I chose to work at home more than ten years ago. My home office is quiet, comfortable, and contains all of the tools I need to be productive. I use local shared workplace centers that have high tech meeting spaces and open communal areas for informal gatherings. It’s doubtful that I will ever return to a traditional office.
The traditional office was the most popular workplace when I made my decision. When the covid-19 pandemic happened, traditional offices closed and home offices increased exponentially. Prior to the pandemic, the percentage of home office workers could be counted in single percentage points. At the height of the pandemic, more than half of the US workforce was working from home.
Workers, new to home officing, found themselves working longer hours. This caused problems with their work/life balances. Home officing isolated them from their daily coworkers. They missed their office community and person to person communication. Home officing brought about managerial and procedural changes along with a greater dependency on remote meeting technology . Over eighty-five percent of this new group of home office workers were not content with their remote working conditions. They began to look for other workplace alternatives.
A menu of workplace choices has emerged that contains new ideas and expectations for new normal post-covid workplaces. The menu includes four major choices.
The first choice is a return to the centralized traditional office full time. Returning workers will find their workplace needs have changed. They will want a greater variety of workspaces that include open office environments, dedicated workstations, and enclosed multi-person team spaces. They will have a greater need for meeting and gathering spaces that may include in-office refreshments. Workspace variety will provide office returnees with flexibility and opportunities to work where and how they desire. These changes will require redesigning many traditional offices to support the new normal working expectations.
A second choice is remaining in the home office. Fifteen to eighteen percent of the workforce will continue working remotely full time.
The hybridization of the workplace is the logical third choice. This approach allows workers to share time between home and office. An average plan will call for three days in the traditional office and two days at home. A reduction in workplace size will be a positive result. There are some drawbacks with this approach. One is a lack of workplace continuity when working in two locations. This can result in reduced productivity. Another is the perceived managerial attention difference paid to part time home and full time traditional office workers that can have negative affects on promotions and salaries.
Some workers returning to the traditional office, full or part time, will miss many of the comforts, freedoms and informality they enjoyed working from full time home offices. Yet, they will not be ready to return to the isolation from co-workers or the distractions that come with working from home.

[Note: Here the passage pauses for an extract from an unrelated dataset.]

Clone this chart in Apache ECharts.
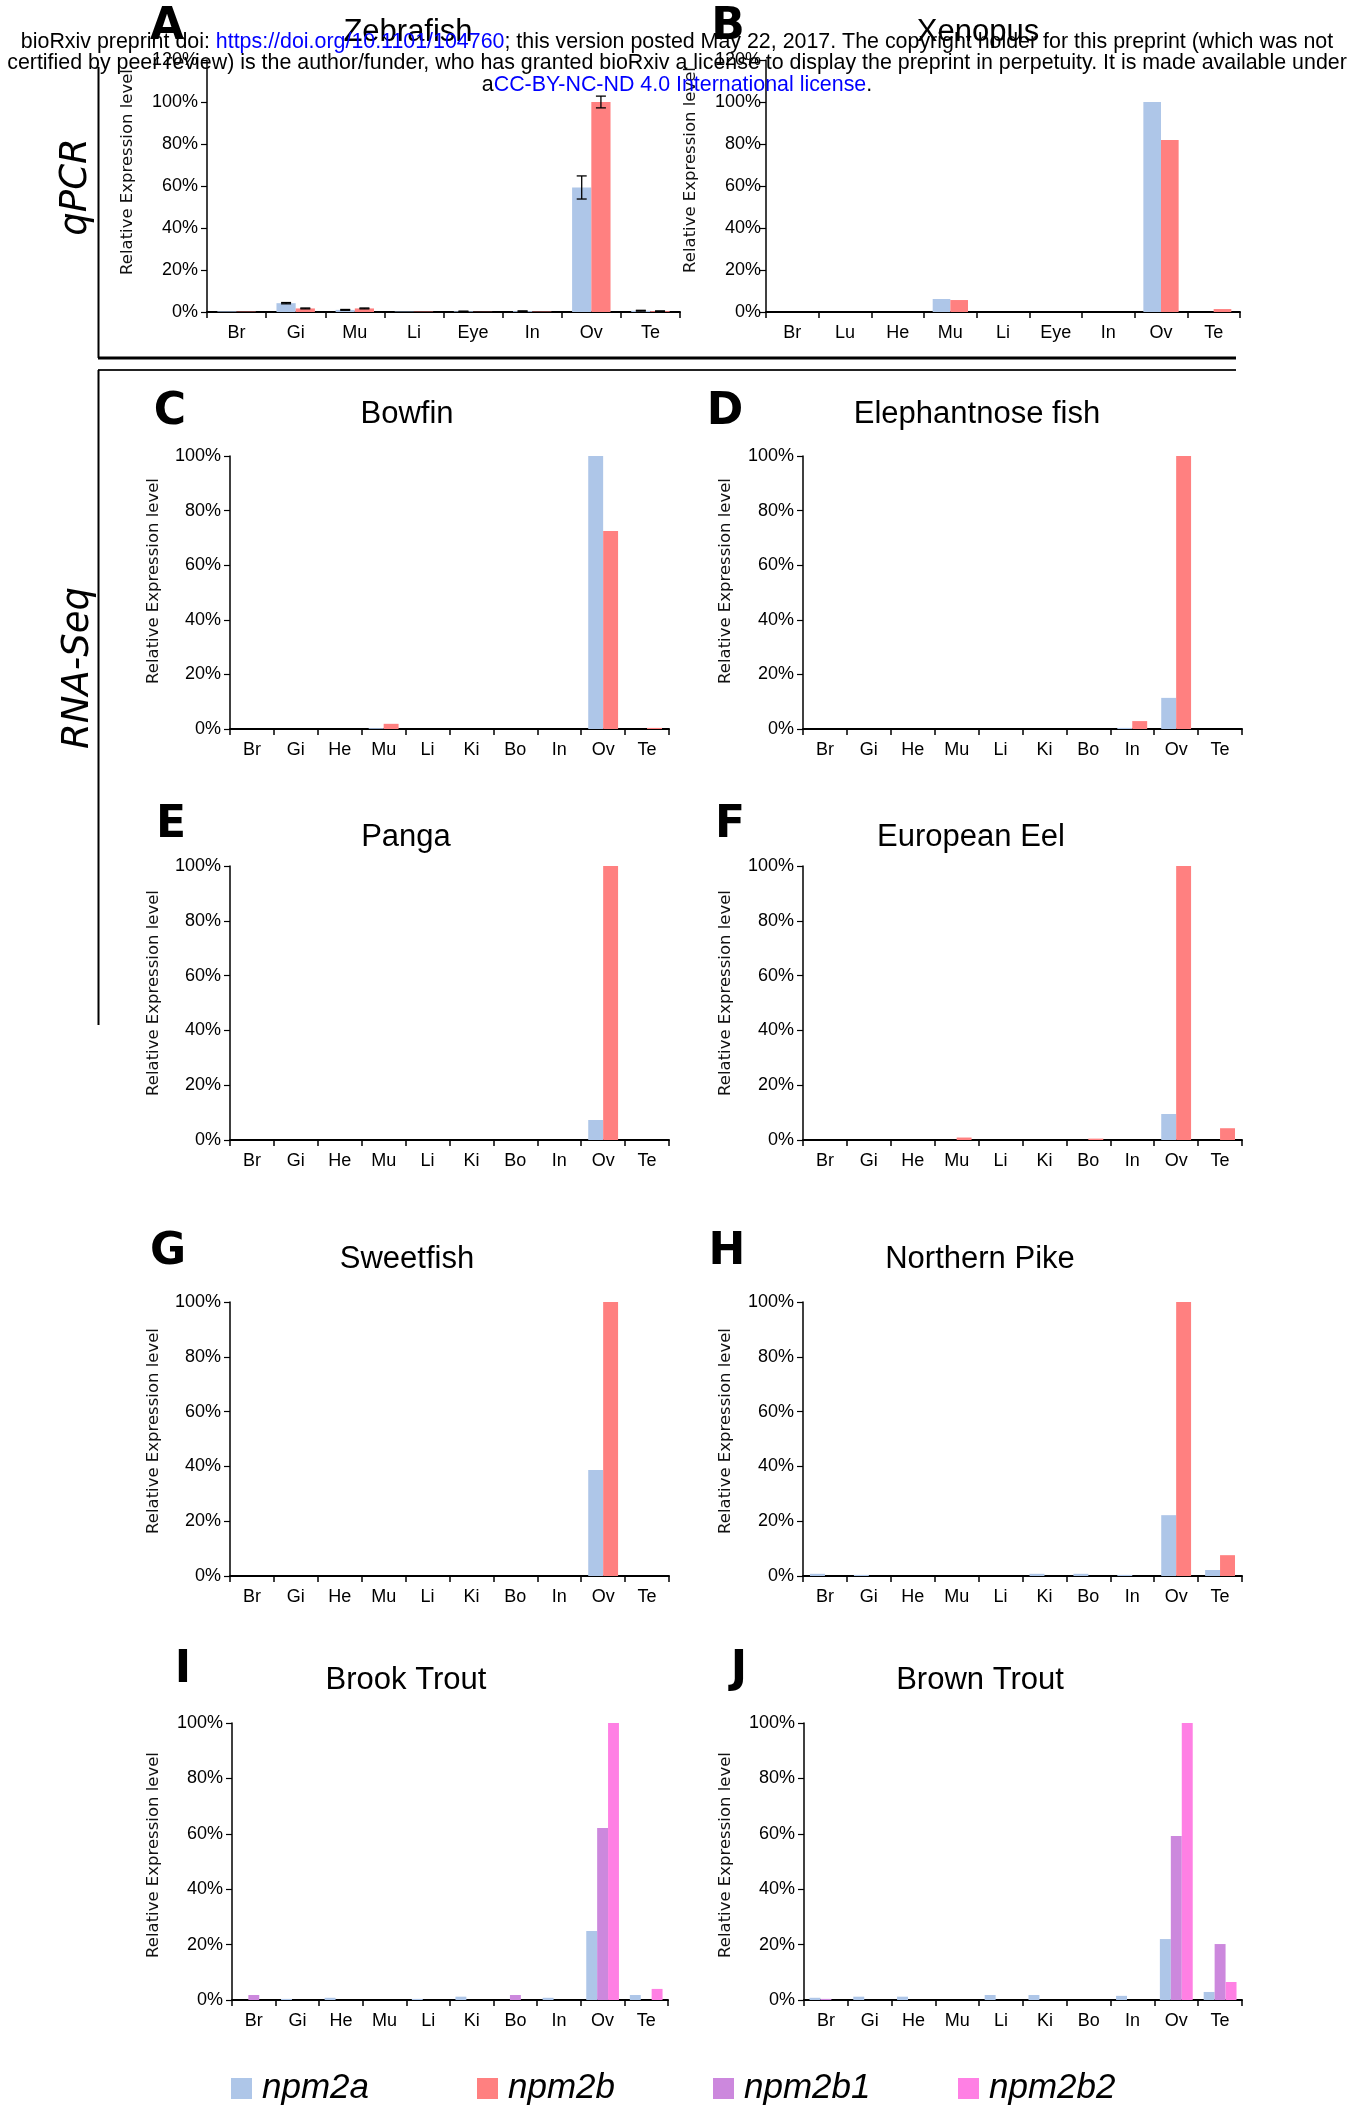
<!DOCTYPE html>
<html>
<head>
<meta charset="utf-8">
<script src="https://cdn.jsdelivr.net/npm/echarts@6/dist/echarts.min.js"></script>
<style>
html, body { margin: 0; padding: 0; background: #fff; }
#main { width: 1365px; height: 2107px; }
</style>
</head>
<body>
<div id="main"></div>
<script>
// tissues
var tissuesZebrafish = ['Br', 'Gi', 'Mu', 'Li', 'Eye', 'In', 'Ov', 'Te'];
var tissuesXenopus = ['Br', 'Lu', 'He', 'Mu', 'Li', 'Eye', 'In', 'Ov', 'Te'];
var tissuesFish = ['Br', 'Gi', 'He', 'Mu', 'Li', 'Ki', 'Bo', 'In', 'Ov', 'Te'];

// y axis (percent)
var qpcrMax = 120;
var rnaMax = 100;
var tickStep = 20;

// qPCR
var zebrafishA = [0.3, 4.2, 1.0, 0.2, 0.3, 0.4, 59.3, 0.6];
var zebrafishB = [0.2, 1.7, 1.7, 0.2, 0.1, 0.2, 100, 0.4];
var zebrafishErrA = [0, 0.3, 0.2, 0, 0.1, 0.1, 5.5, 0.2];
var zebrafishErrB = [0, 0.2, 0.2, 0, 0, 0, 2.8, 0.1];
var xenopusA = [0, 0, 0, 6.2, 0, 0, 0, 100, 0];
var xenopusB = [0, 0, 0, 5.7, 0, 0, 0, 81.9, 1.4];

// RNA-Seq
var bowfinA = [0, 0, 0, 0.3, 0, 0, 0, 0, 100, 0];
var bowfinB = [0, 0, 0, 1.9, 0, 0, 0, 0, 72.5, 0.4];
var elephantA = [0, 0, 0, 0, 0, 0, 0, 0.4, 11.4, 0];
var elephantB = [0, 0, 0, 0, 0, 0, 0, 2.9, 100, 0];
var pangaA = [0, 0, 0, 0, 0, 0, 0, 0, 7.3, 0];
var pangaB = [0, 0, 0, 0, 0, 0, 0, 0, 100, 0];
var eelA = [0, 0, 0, 0, 0, 0, 0, 0, 9.5, 0];
var eelB = [0, 0, 0, 0.9, 0, 0, 0.5, 0, 100, 4.3];
var sweetfishA = [0, 0, 0, 0, 0, 0, 0, 0, 38.7, 0];
var sweetfishB = [0, 0, 0, 0, 0, 0, 0, 0, 100, 0];
var pikeA = [0.8, 0.4, 0, 0, 0, 0.8, 0.8, 0.4, 22.2, 2.2];
var pikeB = [0, 0, 0, 0, 0, 0, 0, 0, 100, 7.6];
var brookA = [0, 0.4, 0.8, 0, 0.4, 1.2, 0, 0.8, 24.9, 1.8];
var brookB1 = [1.8, 0, 0, 0, 0, 0, 1.8, 0, 62.1, 0];
var brookB2 = [0, 0, 0, 0, 0, 0, 0, 0, 100, 4.0];
var brownA = [0.8, 1.2, 1.2, 0, 1.8, 1.8, 0, 1.5, 22, 2.9];
var brownB1 = [0.4, 0, 0, 0, 0, 0, 0, 0, 59.2, 20.2];
var brownB2 = [0, 0, 0, 0, 0, 0, 0, 0, 100, 6.5];

var genes = ['npm2a', 'npm2b', 'npm2b1', 'npm2b2'];
var colors = { npm2a: '#aec6e8', npm2b: '#ff8080', npm2b1: '#cc88dd', npm2b2: '#ff80e4' };

var panels = [
    { letter: 'A', title: 'Zebrafish', cats: tissuesZebrafish, max: qpcrMax, gap: 0.35,
      series: [['npm2a', zebrafishA], ['npm2b', zebrafishB]],
      grid: { left: 207, top: 60, width: 473, height: 252 },
      letterPos: [167, 28], titlePos: [408, 32], ylabPos: [128, 172], margin: 9 },
    { letter: 'B', title: 'Xenopus', cats: tissuesXenopus, max: qpcrMax, gap: 0.33,
      series: [['npm2a', xenopusA], ['npm2b', xenopusB]],
      grid: { left: 766, top: 60, width: 474, height: 252 },
      letterPos: [728, 28], titlePos: [978, 32], ylabPos: [691, 170], margin: 5 },
    { letter: 'C', title: 'Bowfin', cats: tissuesFish, max: rnaMax, gap: 0.32,
      series: [['npm2a', bowfinA], ['npm2b', bowfinB]],
      grid: { left: 230, top: 456, width: 439, height: 273 },
      letterPos: [170, 413], titlePos: [407, 414], ylabPos: [154, 581], margin: 9 },
    { letter: 'D', title: 'Elephantnose fish', cats: tissuesFish, max: rnaMax, gap: 0.32,
      series: [['npm2a', elephantA], ['npm2b', elephantB]],
      grid: { left: 803, top: 456, width: 439, height: 273 },
      letterPos: [725, 413], titlePos: [977, 414], ylabPos: [726, 581], margin: 9 },
    { letter: 'E', title: 'Panga', cats: tissuesFish, max: rnaMax, gap: 0.32,
      series: [['npm2a', pangaA], ['npm2b', pangaB]],
      grid: { left: 230, top: 866, width: 439, height: 274 },
      letterPos: [171, 826], titlePos: [406, 837], ylabPos: [154, 993], margin: 9 },
    { letter: 'F', title: 'European Eel', cats: tissuesFish, max: rnaMax, gap: 0.32,
      series: [['npm2a', eelA], ['npm2b', eelB]],
      grid: { left: 803, top: 866, width: 439, height: 274 },
      letterPos: [730, 826], titlePos: [971, 837], ylabPos: [726, 993], margin: 9 },
    { letter: 'G', title: 'Sweetfish', cats: tissuesFish, max: rnaMax, gap: 0.32,
      series: [['npm2a', sweetfishA], ['npm2b', sweetfishB]],
      grid: { left: 230, top: 1302, width: 439, height: 274 },
      letterPos: [168, 1253], titlePos: [407, 1259], ylabPos: [154, 1431], margin: 9 },
    { letter: 'H', title: 'Northern Pike', cats: tissuesFish, max: rnaMax, gap: 0.32,
      series: [['npm2a', pikeA], ['npm2b', pikeB]],
      grid: { left: 803, top: 1302, width: 439, height: 274 },
      letterPos: [727, 1253], titlePos: [980, 1259], ylabPos: [726, 1431], margin: 9 },
    { letter: 'I', title: 'Brook Trout', cats: tissuesFish, max: rnaMax, gap: 0.25,
      series: [['npm2a', brookA], ['npm2b1', brookB1], ['npm2b2', brookB2]],
      grid: { left: 232, top: 1723, width: 436, height: 277 },
      letterPos: [183, 1671], titlePos: [406, 1680], ylabPos: [154, 1855], margin: 9 },
    { letter: 'J', title: 'Brown Trout', cats: tissuesFish, max: rnaMax, gap: 0.25,
      series: [['npm2a', brownA], ['npm2b1', brownB1], ['npm2b2', brownB2]],
      grid: { left: 804, top: 1723, width: 438, height: 277 },
      letterPos: [739, 1671], titlePos: [980, 1680], ylabPos: [726, 1855], margin: 9 }
];

var option = {
    animation: false,
    backgroundColor: '#fff',
    grid: [], xAxis: [], yAxis: [], series: [], graphic: [], legend: []
};

panels.forEach(function (p, i) {
    option.grid.push(Object.assign({ outerBoundsMode: 'none' }, p.grid));
    option.xAxis.push({
        type: 'category', gridIndex: i, data: p.cats,
        axisLine: { lineStyle: { color: '#000', width: 2 } },
        axisTick: { show: true, interval: 0, length: 6, lineStyle: { color: '#000', width: 1.5 } },
        axisLabel: { interval: 0, margin: 12, color: '#000', fontFamily: 'Liberation Sans', fontSize: 18 },
        splitLine: { show: false }
    });
    option.yAxis.push({
        type: 'value', gridIndex: i, min: 0, max: p.max, interval: tickStep,
        axisLine: { show: true, lineStyle: { color: '#000', width: 1.5 } },
        axisTick: { show: true, length: 6, lineStyle: { color: '#000', width: 1.2 } },
        axisLabel: { formatter: '{value}%', margin: p.margin, color: '#000', fontFamily: 'Liberation Sans', fontSize: 18 },
        splitLine: { show: false }
    });
    p.series.forEach(function (s) {
        option.series.push({
            type: 'bar', name: s[0], xAxisIndex: i, yAxisIndex: i, data: s[1],
            barGap: '0%', barCategoryGap: (p.gap * 100) + '%',
            itemStyle: { color: colors[s[0]] }, silent: true
        });
    });

    // panel letter, title, y axis name
    option.graphic.push({
        type: 'text', x: p.letterPos[0], y: p.letterPos[1],
        style: { text: p.letter, font: 'bold 44px "DejaVu Sans"', fill: '#000', align: 'center', verticalAlign: 'middle' }
    });
    option.graphic.push({
        type: 'text', x: p.titlePos[0], y: p.titlePos[1],
        style: { text: p.title, font: '31px "Liberation Sans"', fill: '#000', align: 'center', verticalAlign: 'middle' }
    });
    option.graphic.push({
        type: 'text', x: p.ylabPos[0], y: p.ylabPos[1], rotation: Math.PI / 2,
        style: { text: 'Relative Expression level', font: '16.5px "DejaVu Sans"', fill: '#111', align: 'center', verticalAlign: 'middle' }
    });
});

// error bars for zebrafish qPCR
function errorBars(sign, gap) {
    return function (params, api) {
        var cat = api.value(0), val = api.value(1), err = api.value(2);
        if (!err) return null;
        var band = api.size([1, 0])[0];
        var barW = band * (1 - gap) / 2;
        var top = api.coord([cat, val + err]);
        var bot = api.coord([cat, val - err]);
        var x = top[0] + sign * barW / 2;
        var cap = 5;
        var st = { stroke: '#000', lineWidth: 1.3 };
        return {
            type: 'group', children: [
                { type: 'line', shape: { x1: x, y1: top[1], x2: x, y2: bot[1] }, style: st },
                { type: 'line', shape: { x1: x - cap, y1: top[1], x2: x + cap, y2: top[1] }, style: st },
                { type: 'line', shape: { x1: x - cap, y1: bot[1], x2: x + cap, y2: bot[1] }, style: st }
            ]
        };
    };
}
[[zebrafishA, zebrafishErrA, -1], [zebrafishB, zebrafishErrB, 1]].forEach(function (e) {
    option.series.push({
        type: 'custom', xAxisIndex: 0, yAxisIndex: 0, z: 3, silent: true,
        renderItem: errorBars(e[2], panels[0].gap),
        encode: { x: 0, y: 1 },
        data: e[0].map(function (v, k) { return [k, v, e[1][k]]; })
    });
});

// frame lines and section labels
option.graphic.push(
    { type: 'line', shape: { x1: 98.5, y1: 67, x2: 98.5, y2: 358 }, style: { stroke: '#000', lineWidth: 2 } },
    { type: 'line', shape: { x1: 98, y1: 358, x2: 1236, y2: 358 }, style: { stroke: '#000', lineWidth: 3 } },
    { type: 'line', shape: { x1: 98, y1: 370, x2: 1236, y2: 370 }, style: { stroke: '#222', lineWidth: 2 } },
    { type: 'line', shape: { x1: 98.5, y1: 370, x2: 98.5, y2: 1025 }, style: { stroke: '#000', lineWidth: 2 } },
    { type: 'text', x: 76, y: 187, rotation: Math.PI / 2,
      style: { text: 'qPCR', font: 'italic 37px "DejaVu Sans"', fill: '#000', align: 'center', verticalAlign: 'middle' } },
    { type: 'text', x: 78, y: 668, rotation: Math.PI / 2,
      style: { text: 'RNA-Seq', font: 'italic 37px "DejaVu Sans"', fill: '#000', align: 'center', verticalAlign: 'middle' } }
);

// bioRxiv header (drawn over the panels)
var headerRich = {
    k: { fill: '#000', fontFamily: 'Liberation Sans', fontSize: 21.4 },
    u: { fill: '#0000ff', fontFamily: 'Liberation Sans', fontSize: 21.4 }
};
var headerLines = [
    '{k|bioRxiv preprint doi: }{u|https://doi.org/10.1101/104760}{k|; this version posted May 22, 2017. The copyright holder for this preprint (which was not}',
    '{k|certified by peer review) is the author/funder, who has granted bioRxiv a license to display the preprint in perpetuity. It is made available under}',
    '{k|a}{u|CC-BY-NC-ND 4.0 International license}{k|.}'
];
[42, 63, 85].forEach(function (y, i) {
    option.graphic.push({
        type: 'text', x: 677, y: y, z: 100,
        style: { text: headerLines[i], rich: headerRich, align: 'center', verticalAlign: 'middle' }
    });
});

// legend
var legendLeft = [231, 477, 713, 958];
genes.forEach(function (g, i) {
    option.legend.push({
        data: [g], left: legendLeft[i], top: 2071, padding: 0,
        itemWidth: 21, itemHeight: 21, icon: 'rect', selectedMode: false,
        textStyle: { fontFamily: 'Liberation Sans', fontStyle: 'italic', fontSize: 35, color: '#000', padding: [0, 0, 0, 5] }
    });
});

var chart = echarts.init(document.getElementById('main'));
chart.setOption(option);
</script>
</body>
</html>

The fourth choice is officing in a “third place”, a shared workplace center, that is neither home nor traditional office. Shared workplace centers can serve the needs of the home office worker, workers involved in hybrid programs, and support a company’s plans to de-centralized their main office.
Shared workplace centers provide the community of a traditional office. They have state of the art office technology and meeting facilities that support collaboration with internal and remote communication systems. Shared workplace centers are designed to support workplace flexibility and offer choices of where and how to work. Café and lounge areas provide work separation and relaxation options. Daily commuting can be greatly reduced by choosing a shared workplace center close to home.